The nuclear industry is putting pressure on the Trump administration to approve a bail-out of existing nuclear generators, which they say cannot compete against wind, solar and gas.
A Department of Energy advisory committee last year recommended that nuclear receive an additional production create of $US27/MWh which would result in a bill to taxpayers of more than $US228 billion.
To put that in perspective, a newly released study by the Berkley Renewable Energy Laboratory puts the average cost of new wind farms at just $20/MWh. Solar is not far behind – and both cheaper than the subsidies needed by nuclear to keep ageing plants operating.

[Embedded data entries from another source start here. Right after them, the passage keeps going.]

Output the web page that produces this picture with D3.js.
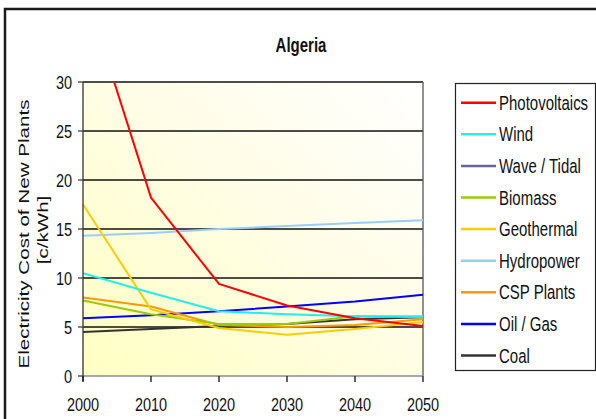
<!DOCTYPE html>
<html><head><meta charset="utf-8">
<script src="https://cdn.jsdelivr.net/npm/d3@7"></script>
<style>
html,body{margin:0;padding:0;background:#fff;}
svg{display:block;font-family:"Liberation Sans",Arial,sans-serif;}
</style></head><body>
<svg id="c" width="596" height="419"></svg>
<script>
const years = [2000, 2010, 2020, 2030, 2040, 2050];
const yTicks = [0, 5, 10, 15, 20, 25, 30];
const seriesNames = ["Photovoltaics","Wind","Wave / Tidal","Biomass","Geothermal","Hydropower","CSP Plants","Oil / Gas","Coal"];
const seriesColors = ["#ff0000","#22eeee","#666699","#99cc00","#ffcc00","#99ccff","#ff9900","#0000ff","#333333"];
const photovoltaics = [40.0, 18.2, 9.4, 7.2, 5.9, 5.1];
const wind          = [10.5, 8.5, 6.6, 6.3, 6.1, 6.1];
const waveTidal     = [];
const biomass       = [7.7, 6.3, 5.3, 5.3, 6.1, 6.0];
const geothermal    = [17.5, 6.8, 4.9, 4.2, 4.8, 5.5];
const hydropower    = [14.3, 14.6, 15.0, 15.3, 15.6, 15.9];
const cspPlants     = [8.0, 7.1, 5.2, 5.0, 5.2, 5.8];
const oilGas        = [5.9, 6.2, 6.6, 7.1, 7.6, 8.3];
const coal          = [4.5, 4.8, 5.1, 5.3, 5.8, 6.0];
const seriesValues = [photovoltaics, wind, waveTidal, biomass, geothermal, hydropower, cspPlants, oilGas, coal];

const svg = d3.select("#c");
const SY = 1.3; // vertical stretch of text seen in reference
const x = d3.scaleLinear().domain([2000, 2050]).range([83, 423]);
const y = d3.scaleLinear().domain([0, 30]).range([376, 82]);

// outer frame
svg.append("rect").attr("x", 5).attr("y", 9).attr("width", 620).attr("height", 440)
  .attr("fill", "#fff").attr("stroke", "#1a1a1a").attr("stroke-width", 2.5);

function txt(px, py, s, opts) {
  const g = svg.append("g").attr("transform", `translate(${px},${py}) scale(1,${SY})`);
  const t = g.append("text").text(s).attr("font-size", opts.size || 15)
    .attr("text-anchor", opts.anchor || "start").attr("fill", "#111");
  if (opts.bold) t.attr("font-weight", "bold");
  if (opts.dy) t.attr("dy", opts.dy);
  return t;
}

// title
txt(301, 45, "Algeria", {size: 15, bold: true, anchor: "middle", dy: "0.36em"});

// plot background gradient
const defs = svg.append("defs");
const grad = defs.append("linearGradient").attr("id", "bg")
  .attr("x1", "0%").attr("y1", "100%").attr("x2", "100%").attr("y2", "0%");
grad.append("stop").attr("offset", "0%").attr("stop-color", "#ffffc2");
grad.append("stop").attr("offset", "55%").attr("stop-color", "#fffde6");
grad.append("stop").attr("offset", "100%").attr("stop-color", "#ffffff");
defs.append("clipPath").attr("id", "clip").append("rect")
  .attr("x", x(2000)).attr("y", y(30)).attr("width", x(2050) - x(2000)).attr("height", y(0) - y(30));

svg.append("rect").attr("x", x(2000)).attr("y", y(30))
  .attr("width", x(2050) - x(2000)).attr("height", y(0) - y(30)).attr("fill", "url(#bg)");

// gridlines
svg.append("g").selectAll("line").data(yTicks.filter(d => d > 0)).join("line")
  .attr("x1", x(2000)).attr("x2", x(2050)).attr("y1", d => y(d)).attr("y2", d => y(d))
  .attr("stroke", "#111").attr("stroke-width", 1.3);

// plot border right
svg.append("line").attr("x1", x(2050)).attr("x2", x(2050)).attr("y1", y(30)).attr("y2", y(0))
  .attr("stroke", "#555").attr("stroke-width", 1.3);

// lines
const lineGen = d3.line().x((d, i) => x(years[i])).y(d => y(d));
const lg = svg.append("g").attr("clip-path", "url(#clip)");
const order = [5, 8, 7, 6, 3, 4, 1, 0, 2];
order.forEach(k => {
  if (!seriesValues[k].length) return;
  lg.append("path").datum(seriesValues[k]).attr("d", lineGen)
    .attr("fill", "none").attr("stroke", seriesColors[k]).attr("stroke-width", 2)
    .attr("stroke-linejoin", "round");
});

// axes
svg.append("line").attr("x1", x(2000)).attr("x2", x(2050)).attr("y1", y(0)).attr("y2", y(0))
  .attr("stroke", "#8888aa").attr("stroke-width", 1.3);
svg.append("line").attr("x1", x(2000)).attr("x2", x(2000)).attr("y1", y(30)).attr("y2", y(0) + 5)
  .attr("stroke", "#333").attr("stroke-width", 1.3);
svg.append("g").selectAll("line").data(yTicks).join("line")
  .attr("x1", x(2000) - 5).attr("x2", x(2000)).attr("y1", d => y(d)).attr("y2", d => y(d))
  .attr("stroke", "#333").attr("stroke-width", 1.2);
svg.append("g").selectAll("line").data(years).join("line")
  .attr("x1", d => x(d)).attr("x2", d => x(d)).attr("y1", y(0)).attr("y2", y(0) + 6)
  .attr("stroke", "#111").attr("stroke-width", 1.3);

yTicks.forEach(v => txt(72, y(v), String(v), {size: 14.5, anchor: "end", dy: "0.36em"}));
years.forEach(v => txt(x(v), 404, String(v), {size: 14.5, anchor: "middle", dy: "0.36em"}));

// y axis title
function vtxt(px, py, s) {
  svg.append("g").attr("transform", `translate(${px},${py}) scale(1,${SY + 0.03}) rotate(-90)`)
    .append("text").text(s).attr("font-size", 15.5).attr("text-anchor", "middle")
    .attr("dy", "0.36em").attr("fill", "#111");
}
vtxt(23, 234, "Electricity Cost of New Plants");
vtxt(42, 230, "[c/kWh]");

// legend
svg.append("rect").attr("x", 455.5).attr("y", 83.5).attr("width", 140).attr("height", 287)
  .attr("fill", "#fff").attr("stroke", "#222").attr("stroke-width", 1.2);
seriesNames.forEach((n, i) => {
  const cy = 102.7 + i * 31.6;
  svg.append("line").attr("x1", 461).attr("x2", 496).attr("y1", cy).attr("y2", cy)
    .attr("stroke", seriesColors[i]).attr("stroke-width", 2.5);
  txt(499, cy, n, {size: 15, dy: "0.36em"});
});
</script>
</body></html>
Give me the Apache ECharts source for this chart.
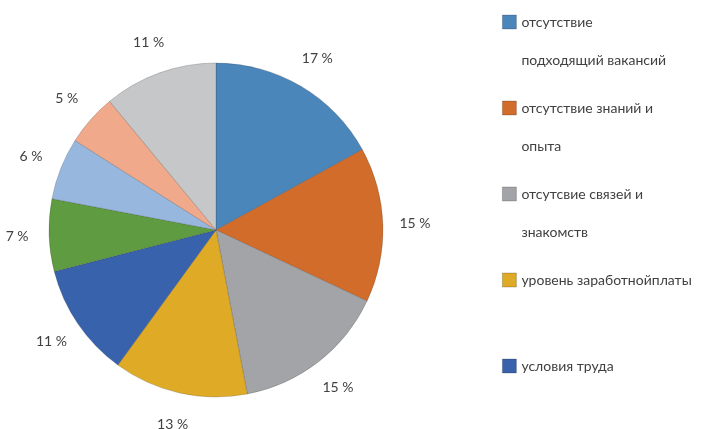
<!DOCTYPE html>
<html>
<head>
<meta charset="utf-8">
<script src="https://cdn.jsdelivr.net/npm/echarts@6/dist/echarts.min.js"></script>
<style>
  html, body { margin: 0; padding: 0; background: #fff; }
  #chart { width: 721px; height: 429px; }
</style>
</head>
<body>
<div id="chart"></div>
<script>
// Reasons for unemployment — shares in percent, clockwise from 12 o'clock.
const categories = [
  'отсутствие подходящий вакансий',
  'отсутствие знаний и опыта',
  'отсутсвие связей и знакомств',
  'уровень заработнойплаты',
  'условия труда',
  'график работы',
  'удалённость',
  'возраст',
  'другое'
];
const values = [17, 15, 15, 13, 11, 7, 6, 5, 11];
const colors = ['#4b86bb', '#d26c2b', '#a3a4a7', '#dfaa25', '#3862ab',
                '#5f9b40', '#98b7df', '#f0a98a', '#c6c7c9'];
// legend text as it wraps in the picture (only the first five entries are visible)
const legendText = {
  'отсутствие подходящий вакансий': 'отсутствие\nподходящий вакансий',
  'отсутствие знаний и опыта': 'отсутствие знаний и\nопыта',
  'отсутсвие связей и знакомств': 'отсутсвие связей и\nзнакомств',
  'уровень заработнойплаты': 'уровень заработнойплаты\n',
  'условия труда': 'условия труда\n'
};

const FONT = 'Lato, "Noto Sans", sans-serif';
const center = [216, 230];
const pieData = categories.map((name, i) => ({ name, value: values[i], itemStyle: { color: colors[i] } }));

const chart = echarts.init(document.getElementById('chart'), null, { renderer: 'canvas' });
chart.setOption({
  animation: false,
  backgroundColor: '#ffffff',
  legend: {
    orient: 'vertical',
    left: 497,
    top: -40,
    height: 560,
    itemWidth: 14,
    itemHeight: 14,
    itemGap: -28,
    icon: 'rect',
    selectedMode: false,
    data: categories.slice(0, 5),
    // leading blank line keeps the first text line level with the swatch
    formatter: (name) => '\n' + legendText[name],
    itemStyle: { borderWidth: 0.8, borderColor: 'rgba(0,0,0,0.25)' },
    textStyle: { fontFamily: FONT, fontSize: 14, color: '#404040', lineHeight: 38 }
  },
  series: [
    {
      type: 'pie',
      center,
      radius: 167,
      startAngle: 90,
      clockwise: true,
      data: pieData,
      label: { show: false },
      labelLine: { show: false },
      emphasis: { disabled: true },
      itemStyle: { borderColor: 'rgba(40,40,40,0.25)', borderWidth: 0.8 }
    },
    {
      // invisible ring that only carries the percentage labels
      type: 'pie',
      center,
      radius: [183, 209],
      startAngle: 90,
      clockwise: true,
      silent: true,
      data: categories.map((name, i) => ({ name, value: values[i] })),
      itemStyle: { color: 'rgba(0,0,0,0)' },
      label: {
        show: true,
        position: 'inside',
        formatter: '{c} %',
        fontFamily: FONT,
        fontSize: 14,
        color: '#404040'
      },
      labelLine: { show: false },
      emphasis: { disabled: true }
    }
  ]
});
</script>
</body>
</html>
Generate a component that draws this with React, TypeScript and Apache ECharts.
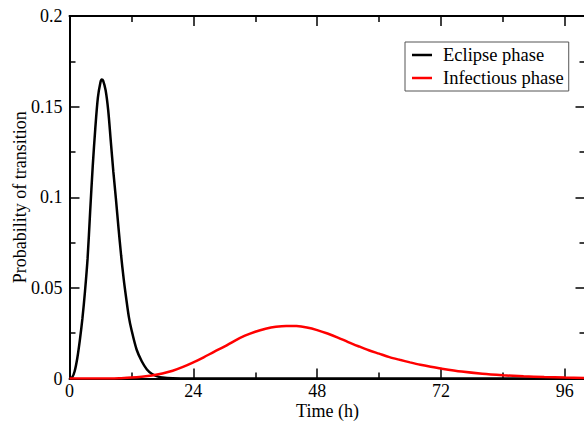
import React, { useEffect, useRef } from 'react';
import * as echarts from 'echarts';

const seriesNames = ['Eclipse phase', 'Infectious phase'];

const eclipseT = [0, 0.5, 1, 1.5, 2, 2.5, 3, 3.5, 4, 4.5, 5, 5.5, 6, 6.25, 6.5, 7, 7.5, 8, 8.5, 9, 9.5, 10, 10.5, 11, 11.5, 12, 13, 14, 15, 16, 17, 18, 20, 24, 100];
const eclipseP = [0, 0.0005, 0.004, 0.011, 0.021, 0.033, 0.048, 0.066, 0.092, 0.117, 0.138, 0.155, 0.1635, 0.165, 0.1645, 0.159, 0.148, 0.131, 0.114, 0.099, 0.083, 0.068, 0.055, 0.044, 0.034, 0.027, 0.016, 0.0095, 0.005, 0.0025, 0.0012, 0.0005, 0.0001, 0, 0];

const infT = [0, 8, 10, 12, 14, 16, 18, 20, 22, 24, 26, 28, 30, 32, 34, 36, 38, 40, 42, 44, 46, 48, 50, 52, 54, 56, 58, 60, 62, 64, 66, 68, 70, 72, 76, 80, 84, 88, 92, 96, 100];
const infP = [0, 0, 0.0002, 0.0005, 0.001, 0.0017, 0.0028, 0.0043, 0.0064, 0.0089, 0.0117, 0.0147, 0.0176, 0.0208, 0.0236, 0.0258, 0.0274, 0.0285, 0.029, 0.0289, 0.0281, 0.0267, 0.0248, 0.0226, 0.0201, 0.0178, 0.0156, 0.0137, 0.0118, 0.0103, 0.0089, 0.0076, 0.0065, 0.0055, 0.0038, 0.0026, 0.0018, 0.0012, 0.0008, 0.0005, 0.0003];

const xTickLabels = [0, 24, 48, 72, 96];
const yTickLabels = [0, 0.05, 0.1, 0.15, 0.2];

const FONT = "'Liberation Serif', serif";

export default function App() {
  const ref = useRef<HTMLDivElement>(null);
  useEffect(() => {
    if (!ref.current) return;
    const chart = echarts.init(ref.current, undefined, { renderer: 'svg' });
    const tickCommon = {
      axisLine: { show: true, onZero: false, lineStyle: { color: '#000', width: 2 } },
      axisTick: { show: true, inside: true, length: 10, lineStyle: { color: '#000', width: 1.5 } },
      minorTick: { show: true, splitNumber: 2, length: 6, lineStyle: { color: '#000', width: 1.5 } },
      splitLine: { show: false },
    };
    chart.setOption({
      animation: false,
      backgroundColor: '#fff',
      grid: { left: 69.5, top: 16, width: 516, height: 362.5, containLabel: false, outerBoundsMode: 'none' },
      legend: {
        show: true,
        data: seriesNames,
        orient: 'vertical',
        left: 405,
        top: 42,
        padding: [3, 5, 3, 7],
        itemGap: 3,
        itemWidth: 20,
        itemHeight: 2.5,
        icon: 'rect',
        borderColor: '#555',
        borderWidth: 1,
        borderRadius: 0,
        backgroundColor: '#fff',
        textStyle: { fontFamily: FONT, fontSize: 18.5, color: '#000', lineHeight: 20, padding: [0, 0, 0, 6] },
      },
      xAxis: [
        {
          type: 'value',
          min: 0,
          max: 100,
          interval: 24,
          position: 'bottom',
          name: 'Time (h)',
          nameLocation: 'middle',
          nameGap: 23,
          nameMoveOverlap: false,
          nameTextStyle: { fontFamily: FONT, fontSize: 18, color: '#000' },
          axisLabel: {
            fontFamily: FONT,
            fontSize: 18,
            color: '#000',
            margin: 3,
            showMaxLabel: false,
            formatter: (v: number) => (xTickLabels.includes(v) ? String(v) : ''),
          },
          ...tickCommon,
        },
        {
          type: 'value',
          min: 0,
          max: 100,
          interval: 24,
          position: 'top',
          axisLabel: { show: false },
          ...tickCommon,
        },
      ],
      yAxis: [
        {
          type: 'value',
          min: 0,
          max: 0.2,
          interval: 0.05,
          position: 'left',
          name: 'Probability of transition',
          nameLocation: 'middle',
          nameGap: 41,
          nameMoveOverlap: false,
          nameTextStyle: { fontFamily: FONT, fontSize: 18, color: '#000' },
          axisLabel: {
            fontFamily: FONT,
            fontSize: 18,
            color: '#000',
            margin: 7,
            formatter: (v: number) => {
              const m = yTickLabels.find((t) => Math.abs(t - v) < 1e-9);
              return m === undefined ? '' : String(m);
            },
          },
          ...tickCommon,
        },
        {
          type: 'value',
          min: 0,
          max: 0.2,
          interval: 0.05,
          position: 'right',
          axisLabel: { show: false },
          ...tickCommon,
        },
      ],
      series: [
        {
          name: seriesNames[0],
          type: 'line',
          data: eclipseT.map((t, i) => [t, eclipseP[i]]),
          showSymbol: false,
          symbol: 'none',
          smooth: 0.3,
          lineStyle: { color: '#000', width: 2.5 },
          itemStyle: { color: '#000' },
        },
        {
          name: seriesNames[1],
          type: 'line',
          data: infT.map((t, i) => [t, infP[i]]),
          showSymbol: false,
          symbol: 'none',
          smooth: 0.3,
          lineStyle: { color: '#ff0000', width: 2.5 },
          itemStyle: { color: '#ff0000' },
        },
      ],
    });
    return () => chart.dispose();
  }, []);
  return (
    <div
      ref={ref}
      style={{ position: 'fixed', left: 0, top: 0, width: 584, height: 423 }}
    />
  );
}
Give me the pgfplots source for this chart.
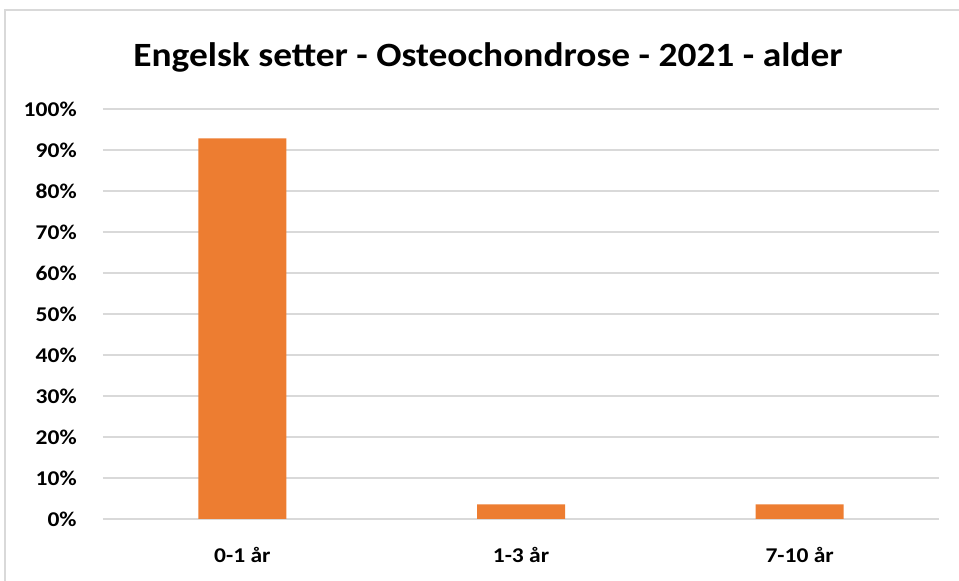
\documentclass[border=0pt]{standalone}
\usepackage{pgfplots}
\pgfplotsset{compat=1.18}
\usepackage{fontspec}
\setmainfont{Carlito}
\definecolor{barorange}{HTML}{ED7D31}
\definecolor{gridgray}{HTML}{D9D9D9}
\begin{document}
\begin{tikzpicture}[x=1pt,y=1pt]
\path[use as bounding box] (0,0) rectangle (959,581);
\draw[gridgray,line width=1.2pt] (5,-2) -- (5,571) -- (961,571);
\node[font=\fontsize{34}{40}\selectfont\bfseries, xscale=1.1, anchor=base] at (488,514) {Engelsk setter - Osteochondrose - 2021 - alder};
\begin{axis}[
  at={(103pt,62pt)}, anchor=south west,
  scale only axis, width=836pt, height=410pt,
  ymin=0, ymax=100,
  xmin=-0.5, xmax=2.5,
  xtick=data, xticklabels={0-1 år,1-3 år,7-10 år},
  ytick={0,10,...,100},
  yticklabel={\pgfmathprintnumber{\tick}\%},
  /pgf/number format/assume math mode=true,
  ymajorgrids, grid style={gridgray,line width=1.2pt},
  axis line style={draw=none},
  tick style={draw=none},
  axis x line*=bottom, axis y line*=left,
  ticklabel style={font=\fontsize{21}{25}\selectfont\bfseries, xscale=1.12},
  xticklabel style={yshift=-20pt},
  yticklabel style={xshift=-20pt},
  ybar, bar width=88pt,
]
\draw[gridgray,line width=1.2pt] (axis cs:-0.5,0) -- (axis cs:2.5,0);
\addplot[fill=barorange,draw=none] coordinates {(0,92.86) (1,3.57) (2,3.57)};
\end{axis}
\end{tikzpicture}
\end{document}
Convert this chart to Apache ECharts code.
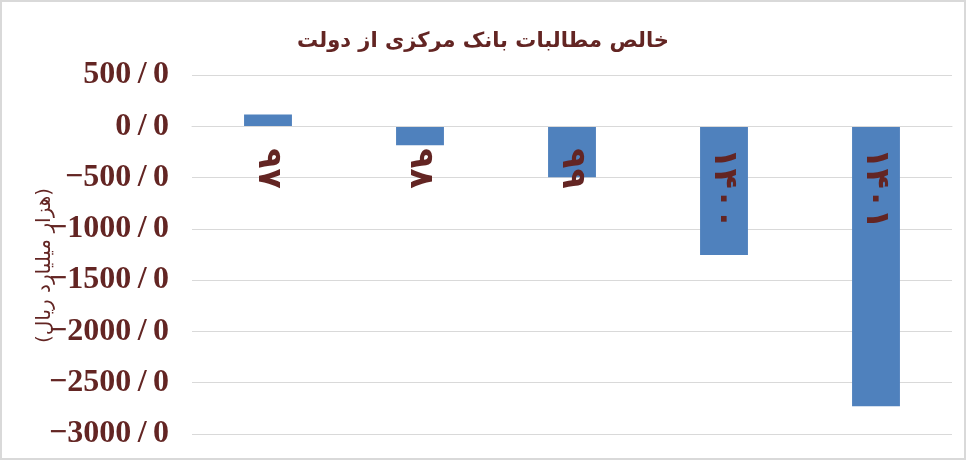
<!DOCTYPE html>
<html><head><meta charset="utf-8">
<script src="https://cdn.jsdelivr.net/npm/echarts@6/dist/echarts.min.js"></script>
<style>html,body{margin:0;padding:0;background:#fff}#w{position:relative;width:966px;height:460px}#c{width:966px;height:460px}#b{position:absolute;left:0;top:0;width:966px;height:460px;box-sizing:border-box;border:2px solid #d9d9d9;pointer-events:none}</style>
</head><body><div id="w"><div id="c"></div><div id="b"></div></div>
<script>
const categories = ['۹۷', '۹۸', '۹۹', '۱۴۰۰', '۱۴۰۱'];
const values = [115, -185, -497, -1255, -2730];
const titleText = 'خالص مطالبات بانک مرکزی از دولت';
const yName = '(هزار میلیارد ریال)';
const yMin = -3000, yMax = 500, yStep = 500;

const TXT = '#632523';
const chart = echarts.init(document.getElementById('c'), null, {renderer: 'canvas'});
chart.setOption({
  animation: false,
  title: {text: titleText, left: 'center', top: 26,
    textStyle: {color: TXT, fontFamily: 'DejaVu Sans', fontWeight: 'bold', fontSize: 21}},
  grid: {left: 192, right: 14, top: 75, bottom: 26, containLabel: false, outerBoundsMode: 'none'},
  xAxis: {type: 'category', data: categories, z: 10, position: 'bottom', offset: 0,
    axisLine: {show: true, onZero: false, lineStyle: {color: '#d9d9d9', width: 1}},
    axisTick: {show: false},
    axisLabel: {rotate: -90, margin: 22, color: TXT, fontFamily: 'DejaVu Sans', fontWeight: 'bold', fontSize: 33}},
  yAxis: {type: 'value', min: yMin, max: yMax, interval: yStep,
    name: yName, nameLocation: 'middle', nameGap: 137, nameMoveOverlap: false,
    nameTextStyle: {color: TXT, fontFamily: 'DejaVu Sans', fontSize: 20, padding: [0, 22, 0, 0]},
    axisLine: {show: false}, axisTick: {show: false},
    splitLine: {lineStyle: {color: '#d9d9d9', width: 1}},
    axisLabel: {margin: 23, color: TXT, fontFamily: 'Liberation Serif', fontWeight: 'bold', fontSize: 32,
      formatter: v => (v < 0 ? '\u2212' : '') + Math.abs(v) + '\u2009/\u20090'}},
  series: [{type: 'bar', data: values, barWidth: '31.5%', itemStyle: {color: '#4f81bd'}}]
});
// place the category axis on the zero line (v6 ignores onZero here)
const zeroY = chart.convertToPixel({yAxisIndex: 0}, 0);
const bottomY = chart.convertToPixel({yAxisIndex: 0}, yMin);
chart.setOption({xAxis: {offset: zeroY - bottomY}});
</script></body></html>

“Nuclear power is failing despite the fact that it is already heavily subsidised,” said Tim Judson, of the Nuclear Information and Resource Service.
“With renewable energy now surpassing nuclear by widening margins, its clear that subsidizing nuclear is an expensive way to slow down the growth of clean, safe, affordable, job-creating energy sources.”
Consumers are the biggest victims from the latest attempts to revive the nuclear industry, because the utilities that proposed them made sure that it was the consumers, not the investors, that took the risk.
Peter Bradford, a former Nuclear Regulatory Commission (NRC) Commissioner, and past chair of the New York and Maine state utility regulatory commissions, said using ratepayers to finance construction of nuclear reactors in advance are debacles waiting to happen.
“The primary lessons for Georgia, Virginia, and other states, from the South Carolina cancellations (as well as Levy County in Florida and Kemper in Mississippi) is that laws and regulatory decisions placing economic risks on customers instead of the investors and lenders who should properly bear them are a disastrous mistake,” he says.
“Freed of responsibility for the consequences of their mistakes, utility executives too often plunge into ill-advised schemes to pad their rate bases (and individual compensation) when they should be managing competitive processes designed to select the most cost-effective alternative.”
He warned that taxpayers could still end up on the hook for billions of dollars if the Vogtle project goes belly up.
Unlike VC Summer, Vogtle managed to win themselves more than $US8 billion in taxpayer-backed loan guarantees. Critics say it is clearer than ever that the writing is on the wall for taxpayers.
Bradford says it is clear that the any remaining illusions about a resurgence of nuclear power in the United States are now dead.
“In fact, there never was an actual nuclear renaissance, just the 31 paper applications on file at the Nuclear Regulatory Commission by early 2009.
“Now nearly all but two are cancelled, leaving a trail of economic waste in their wake. The intent of the renaissance dream was to show that new reactor designs and an expedited licensing process from which the public was largely excluded would produce reactors that could be completed on time and on budget as well as at competitive costs.
“The expectation was that private financing, without subsidy from customers and taxpayers, would then become available to nuclear power. That dream is now in ruins.
“The Westinghouse bankruptcy and subsequent events in South Carolina make the lessons so clear that even the most ardent nuclear propagandists probably can no longer shout them down.”